Selon Kpler, plus de 90% des 14,3 millions de barils par mois de carburéacteur que l’Europe a importés d’autres régions provenaient des marchés à l’est de Suez, et près de 58% de ses importations mensuelles moyennes de diesel de 24,4 millions de barils».
L’analyse déconstruit toute éventuelle menace sur le marché international de carburant ou sur le trafic maritime en mer Rouge par les Houthis.
Une autre expertise, d’une agence de risque Vortexa, a révélé qu’environ «8,2 millions de barils de pétrole et de produits pétroliers traversent quotidiennement la mer Rouge.

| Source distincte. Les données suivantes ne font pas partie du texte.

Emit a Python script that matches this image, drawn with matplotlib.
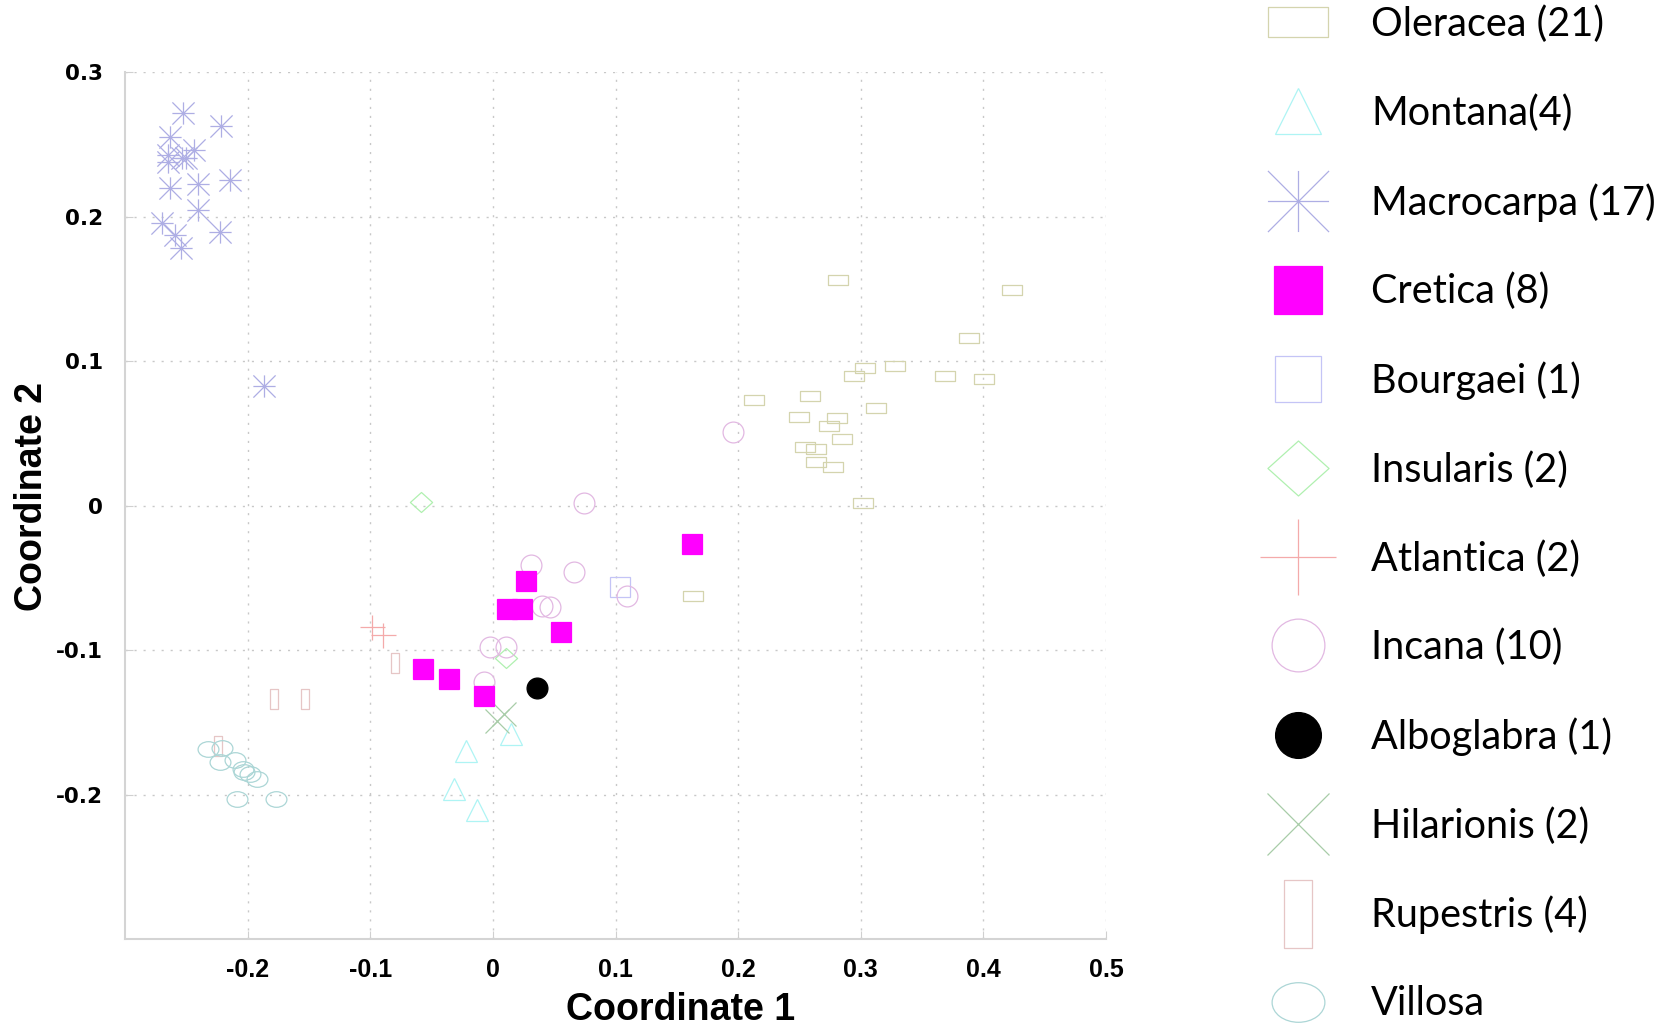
import numpy as np
import matplotlib.pyplot as plt
from matplotlib.path import Path
from matplotlib.transforms import Affine2D
from matplotlib.lines import Line2D

# coordinates
oleracea_x = [0.2817, 0.4232, 0.3880, 0.3033, 0.3281, 0.2943, 0.3683, 0.4002, 0.2125, 0.2587, 0.3125,
              0.2494, 0.2803, 0.2740, 0.2847, 0.2541, 0.2631, 0.2631, 0.2770, 0.3016, 0.1634]
oleracea_y = [0.1561, 0.1494, 0.1159, 0.0954, 0.0966, 0.0899, 0.0899, 0.0873, 0.0731, 0.0756, 0.0678,
              0.0614, 0.0604, 0.0552, 0.0459, 0.0407, 0.0395, 0.0303, 0.0266, 0.0018, -0.0628]
montana_x = [-0.0221, -0.0315, -0.0129, 0.0144]
montana_y = [-0.1697, -0.1961, -0.2110, -0.1582]
macrocarpa_x = [-0.2528, -0.2219, -0.2634, -0.2438, -0.2651, -0.2539, -0.2651, -0.2506, -0.2634,
                -0.2402, -0.2143, -0.2402, -0.2697, -0.2596, -0.2225, -0.2541, -0.1864]
macrocarpa_y = [0.2717, 0.2625, 0.2552, 0.2459, 0.2423, 0.2407, 0.2379, 0.2407, 0.2200,
                0.2228, 0.2252, 0.2043, 0.1959, 0.1873, 0.1890, 0.1786, 0.0828]
cretica_x = [0.1620, 0.0267, 0.0117, 0.0240, 0.0554, -0.0569, -0.0356, -0.0077]
cretica_y = [-0.0267, -0.0524, -0.0717, -0.0717, -0.0876, -0.1131, -0.1198, -0.1317]
bourgaei_x = [0.1033]
bourgaei_y = [-0.0563]
insularis_x = [-0.0590, 0.0103]
insularis_y = [0.0025, -0.1053]
atlantica_x = [-0.0989, -0.0899]
atlantica_y = [-0.0841, -0.0897]
incana_x = [0.1956, 0.0740, 0.0309, 0.0664, 0.1093, 0.0404, 0.0464, -0.0028, 0.0109, -0.0074]
incana_y = [0.0510, 0.0021, -0.0410, -0.0460, -0.0628, -0.0692, -0.0703, -0.0979, -0.0979, -0.1221]
alboglabra_x = [0.0357]
alboglabra_y = [-0.1262]
hilarionis_x = [0.0090, 0.0030]
hilarionis_y = [-0.1444, -0.1490]
rupestris_x = [-0.2246, -0.1782, -0.1536, -0.0798]
rupestris_y = [-0.1662, -0.1341, -0.1341, -0.1092]
villosa_x = [-0.2323, -0.2213, -0.2227, -0.2104, -0.2041, -0.2028, -0.1981, -0.1924, -0.2090, -0.1768]
villosa_y = [-0.1686, -0.1681, -0.1777, -0.1759, -0.1823, -0.1846, -0.1858, -0.1892, -0.2034, -0.2034]

labels = ['Oleracea (21)', 'Montana(4)', 'Macrocarpa (17)', 'Cretica (8)', 'Bourgaei (1)', 'Insularis (2)',
          'Atlantica (2)', 'Incana (10)', 'Alboglabra (1)', 'Hilarionis (2)', 'Rupestris (4)', 'Villosa']
xticks = [-0.2, -0.1, 0, 0.1, 0.2, 0.3, 0.4, 0.5]
xticklabels = ['-0.2', '-0.1', '0', '0.1', '0.2', '0.3', '0.4', '0.5']
yticks = [-0.2, -0.1, 0, 0.1, 0.2, 0.3]
yticklabels = ['-0.2', '-0.1', '0', '0.1', '0.2', '0.3']

# marker shapes
def box(w, h):
    return Path([(-w, -h), (w, -h), (w, h), (-w, h), (-w, -h)], closed=True)

wide_rect = box(1, 0.5)
tall_rect = box(0.4, 1)
ellipse = Affine2D().scale(1, 0.75).transform_path(Path.unit_circle())
diamond = Path([(0, -0.9), (1, 0), (0, 0.9), (-1, 0), (0, -0.9)], closed=True)
M, L = Path.MOVETO, Path.LINETO
asterisk = Path([(-1, 0), (1, 0), (0, -1), (0, 1), (-1, -1), (1, 1), (-1, 1), (1, -1)], [M, L] * 4)

# (x, y, marker, color, filled, plot size, legend size, zorder)
groups = [
    (oleracea_x, oleracea_y, wide_rect, '#d4d4ae', False, 15, 43, 2),
    (montana_x, montana_y, '^', '#aef4f4', False, 16, 33, 2),
    (macrocarpa_x, macrocarpa_y, asterisk, '#aeaee4', False, 16, 44, 2),
    (cretica_x, cretica_y, 's', '#ff00ff', True, 15, 34, 4),
    (bourgaei_x, bourgaei_y, 's', '#c4c4f6', False, 15, 33, 2),
    (insularis_x, insularis_y, diamond, '#b0f0b0', False, 16, 44, 2),
    (atlantica_x, atlantica_y, '+', '#f4aaaa', False, 18, 55, 2),
    (incana_x, incana_y, 'o', '#e2b8e2', False, 15, 38, 2),
    (alboglabra_x, alboglabra_y, 'o', 'black', True, 15, 33, 4),
    (hilarionis_x, hilarionis_y, 'x', '#a8cca8', False, 17, 45, 2),
    (rupestris_x, rupestris_y, tall_rect, '#e6c6c6', False, 15, 49, 2),
    (villosa_x, villosa_y, ellipse, '#acd6d6', False, 15, 38, 2),
]

fig = plt.figure(figsize=(16.7, 10.3), dpi=100)
ax = fig.add_axes([0.0749, 0.0883, 0.5874, 0.8417])

handles = []
for x, y, mk, col, filled, ms, lms, z in groups:
    fc = col if filled else 'none'
    ax.plot(x, y, ls='none', marker=mk, ms=ms, mec=col, mfc=fc, mew=0.9, zorder=z)
    handles.append(Line2D([], [], ls='none', marker=mk, ms=lms, mec=col, mfc=fc, mew=0.9))

ax.set_xlim(-0.3, 0.5)
ax.set_ylim(-0.3, 0.3)
ax.set_xticks(xticks)
ax.set_xticklabels(xticklabels, fontsize=18, fontweight='bold', family='Liberation Sans')
ax.set_yticks(yticks)
ax.set_yticklabels(yticklabels, fontsize=15.5, fontweight='bold', family='DejaVu Sans')
ax.tick_params(axis='x', direction='in', length=6, color='#d0d0d0', pad=14)
ax.tick_params(axis='y', direction='in', length=6, color='#d0d0d0', pad=16)
ax.grid(True, ls=(0, (1.5, 5)), color='#c8c8c8', lw=1)
for s in ['top', 'right']:
    ax.spines[s].set_visible(False)
for s in ['left', 'bottom']:
    ax.spines[s].set_color('#d4d4d4')
    ax.spines[s].set_linewidth(1.5)

ax.set_xlabel('Coordinate 1', fontsize=27, fontweight='bold', family='Liberation Sans', va='center')
ax.set_ylabel('Coordinate 2', fontsize=27, fontweight='bold', family='Liberation Sans', va='center')
ax.xaxis.set_label_coords(0.566, -0.082)
ax.yaxis.set_label_coords(-0.0947, 0.51)

fig.legend(handles, labels, loc='upper left', bbox_to_anchor=(0.7536, 0.9945), frameon=False,
           prop={'family': 'Lato', 'size': 28.5}, handlelength=2.0, handletextpad=0.84,
           labelspacing=1.29, borderpad=0, borderaxespad=0)

fig.savefig('out.png', dpi=100)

Les deux matières premières pétrolières les plus importantes sont le pétrole brut russe. Il coule vers le Sud par le canal de Suez».
La menace pour laquelle la coalition navale américaine, boudée par de nombreux pays, a été créée ne cible qu’Israël et non pas le trafic maritime, comme le démontrent les experts.
Cette coalition n’a pas pour autant dissuadé les Houthis et risque de mettre en danger les nombreux navires de guerre qui sont dans la région, lorsque l’on sait que les Houthis sont dotés de missiles et de drones à grande portée et, de ce fait, peuvent subitement cibler les navires nucléaires qui sillonnent cette zone au trafic maritime très intense. Des menaces qui affolent toutes les boussoles.